Two failure modes related to water management in Proton Exchange Membrane fuel cells (dehydration and flooding) were investigated using electrochemical impedance spectroscopy as a diagnosis tool. It was hypothesised that each failure mode corresponds to changes in the overall stack impedance that are observable in different frequency ranges. This hypothesis was corroborated experimentally.
The experimental implementation required new testing hardware and techniques. A four-cell stack capable of delivering individually conditioned reactants to each cell was designed, built, tested, and characterised under a variety of operating conditions. This stack is the first reported prototype of its type.
The stack was used to perform galvanostatic, impedance measurements in situ. The measurements were made at three different temperatures (62, 70 and 80°C), covering the current density range 0.1 to 1.0 A cm⁻² , and the frequency range 0.1 to 4 × 10⁵ Hz. The recorded data represent the first reported set of measurements covering these ranges.
The failure modes were simulated on individual cells within the stack. The effects on individual cell and stack impedance were studied by measuring the changes in stack and cell impedances under flooding or dehydration conditions.
Dehydration effects were measurable over a wide frequency range (0.5 to 10⁵ Hz). In contrast, flooding effects were measurable in a narrower frequency range (0.5 to 10² Hz). Using these results, separate or concurrent impedance measurements in these frequency ranges (or narrow bands thereof) can be used to discern and identify the two failure modes quasi-instantaneously. Such detection was not possible with pre-existing, do techniques.
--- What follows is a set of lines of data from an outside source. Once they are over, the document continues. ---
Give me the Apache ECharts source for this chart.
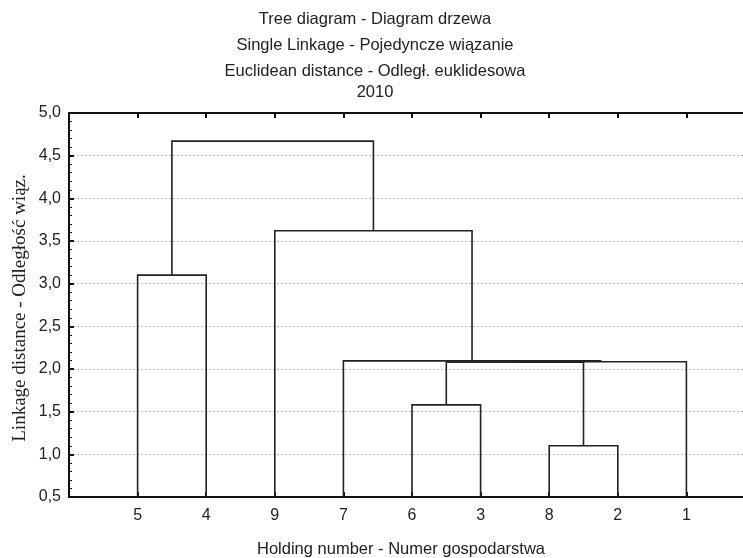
<!DOCTYPE html>
<html>
<head>
<meta charset="utf-8">
<script src="https://cdn.jsdelivr.net/npm/echarts@6/dist/echarts.min.js"></script>
<style>html,body{margin:0;padding:0;background:#fff;}#c{width:743px;height:558px;}</style>
</head>
<body>
<div id="c"></div>
<script>
// Leaf labels in dendrogram order (left to right)
const leaves = ['5', '4', '9', '7', '6', '3', '8', '2', '1'];
// Merges: ids 0..8 are leaves (by position), 9+ are clusters in merge order
const mergeLeft   = [6, 4, 10, 11, 3, 0, 2, 14];
const mergeRight  = [7, 5, 9, 8, 12, 1, 13, 15];
const mergeHeight = [1.10, 1.58, 2.08, 2.085, 2.095, 3.10, 3.62, 4.67];
const yTicks = { min: 0.5, max: 5.0, interval: 0.5 };
const titles = ['Tree diagram - Diagram drzewa', 'Single Linkage - Pojedyncze wiązanie', 'Euclidean distance - Odległ. euklidesowa', '2010'];
const xTitle = 'Holding number - Numer gospodarstwa';
const yTitle = 'Linkage distance - Odległość wiąz.';

// Build node positions from merge data
const nodeX = leaves.map((_, i) => i + 1);
const nodeY = leaves.map(() => yTicks.min);
const links = [];
for (let k = 0; k < mergeLeft.length; k++) {
  const a = mergeLeft[k], b = mergeRight[k], h = mergeHeight[k];
  links.push([nodeX[a], nodeY[a], nodeX[b], nodeY[b], h]);
  nodeX.push((nodeX[a] + nodeX[b]) / 2);
  nodeY.push(h);
}

const sans = 'Liberation Sans, Arial, sans-serif';
const serif = 'Liberation Serif, Times New Roman, serif';
const txt = '#222';
const chart = echarts.init(document.getElementById('c'), null, { renderer: 'canvas' });
const titleY = [19, 45, 71, 92];
const graphics = titles.map((t, i) => ({
  type: 'text', x: 375, y: titleY[i],
  style: { text: t, textAlign: 'center', textVerticalAlign: 'middle', fontFamily: sans, fontSize: 16.5, fill: txt }
}));
graphics.push({
  type: 'text', x: 401, y: 549,
  style: { text: xTitle, textAlign: 'center', textVerticalAlign: 'middle', fontFamily: sans, fontSize: 16.5, fill: txt }
});
graphics.push({
  type: 'text', x: 20, y: 308, rotation: Math.PI / 2,
  style: { text: yTitle, textAlign: 'center', textVerticalAlign: 'middle', fontFamily: serif, fontSize: 19, fill: txt }
});

chart.setOption({
  animation: false,
  backgroundColor: '#fff',
  graphic: graphics,
  grid: { left: 69, top: 113, width: 686, height: 384, outerBoundsMode: 'none', containLabel: false },
  xAxis: [{
    type: 'value', min: 0, max: 10, interval: 1, position: 'bottom',
    axisLine: { show: true, lineStyle: { color: '#111', width: 2 } },
    axisTick: { show: true, inside: true, length: 5, lineStyle: { color: '#111', width: 2 } },
    splitLine: { show: false },
    axisLabel: {
      margin: 11, fontFamily: sans, fontSize: 16, color: txt,
      formatter: v => (v >= 1 && v <= leaves.length) ? leaves[v - 1] : ''
    }
  }, {
    type: 'value', min: 0, max: 10, interval: 1, position: 'top',
    axisLine: { show: true, lineStyle: { color: '#111', width: 2 } },
    axisTick: { show: true, inside: true, length: 5, lineStyle: { color: '#111', width: 2 } },
    splitLine: { show: false },
    axisLabel: { show: false }
  }],
  yAxis: {
    type: 'value', min: yTicks.min, max: yTicks.max, interval: yTicks.interval,
    axisLine: { show: true, lineStyle: { color: '#111', width: 2 } },
    axisTick: { show: true, inside: true, length: 5, lineStyle: { color: '#111', width: 2 } },
    minorTick: { show: true, splitNumber: 5, length: 3, lineStyle: { color: '#111', width: 1 } },
    splitLine: { show: true, lineStyle: { color: '#bbb', width: 1, type: [2, 2] } },
    axisLabel: {
      margin: 8, fontFamily: sans, fontSize: 16, color: txt,
      formatter: v => v.toFixed(1).replace('.', ',')
    }
  },
  series: [{
    type: 'custom',
    coordinateSystem: 'cartesian2d',
    xAxisIndex: 0, yAxisIndex: 0,
    data: links,
    encode: { x: [0, 2], y: [1, 3, 4] },
    renderItem: function (params, api) {
      const x1 = api.value(0), y1 = api.value(1), x2 = api.value(2), y2 = api.value(3), h = api.value(4);
      const pts = [api.coord([x1, y1]), api.coord([x1, h]), api.coord([x2, h]), api.coord([x2, y2])];
      return {
        type: 'polyline',
        shape: { points: pts },
        style: { stroke: '#222', lineWidth: 1.6, fill: null }
      };
    }
  }]
});
</script>
</body>
</html>
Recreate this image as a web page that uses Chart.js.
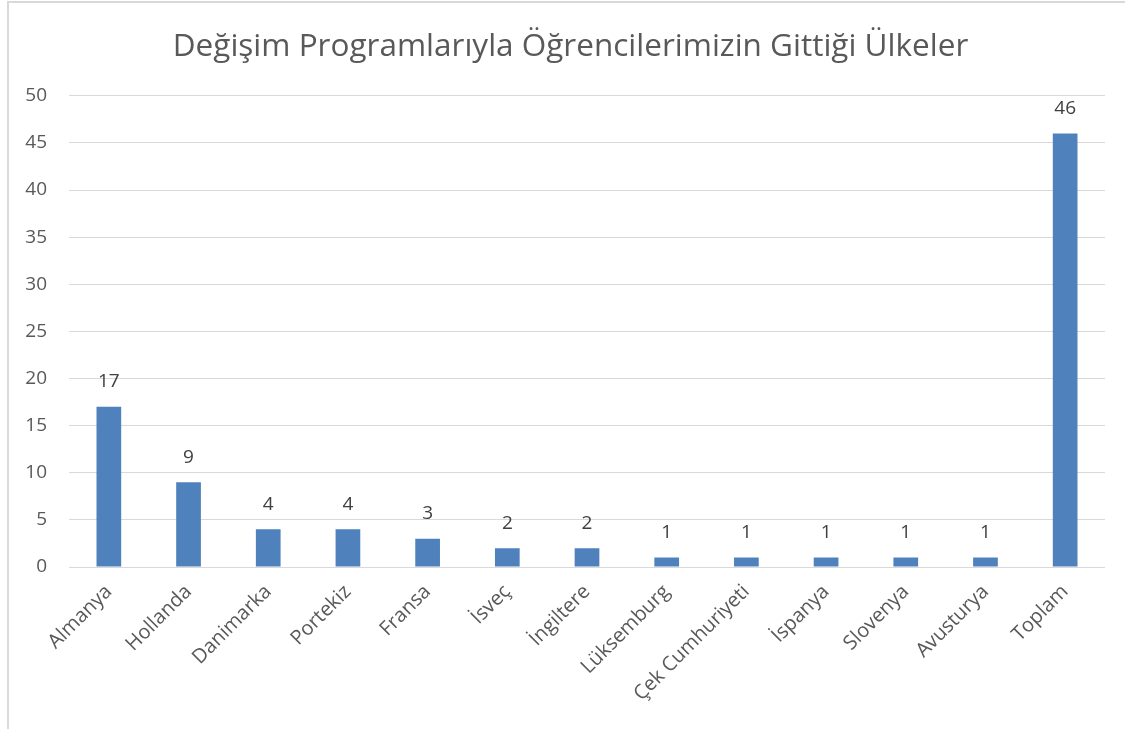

The measured spectra were modelled by a simple equivalent circuit whose time constants corresponded to ideal (RC) and distributed (Warburg) components. The model was robust enough to fit all the measured spectra (for single cells and the stack), under normal and simulated-failure conditions.
Approximate membrane conductivities were calculated using this model. The calculations yielded a range from 0.04 to 0.065 S cm−1 (under normal humidification), and conductivities that deviated from these nominal range under flooding or dehydrating conditions. The highest conductivity value (was ∼0.10 S cm⁻¹) was measured under flooding conditions at j = 0.4 A cm⁻². The lowest conductivity (∼0.02 S cm⁻¹) corresponded to a dehydrated cell at j = 0.1 A cm⁻². These values fall within the ranges of published data for modern proton exchange membranes.
The phenomenological and numerical results reported in this work represent the first demonstration of these techniques on a PEMFC stack under real operating conditions. They are also the basis of ongoing research, development, and intellectual property protection.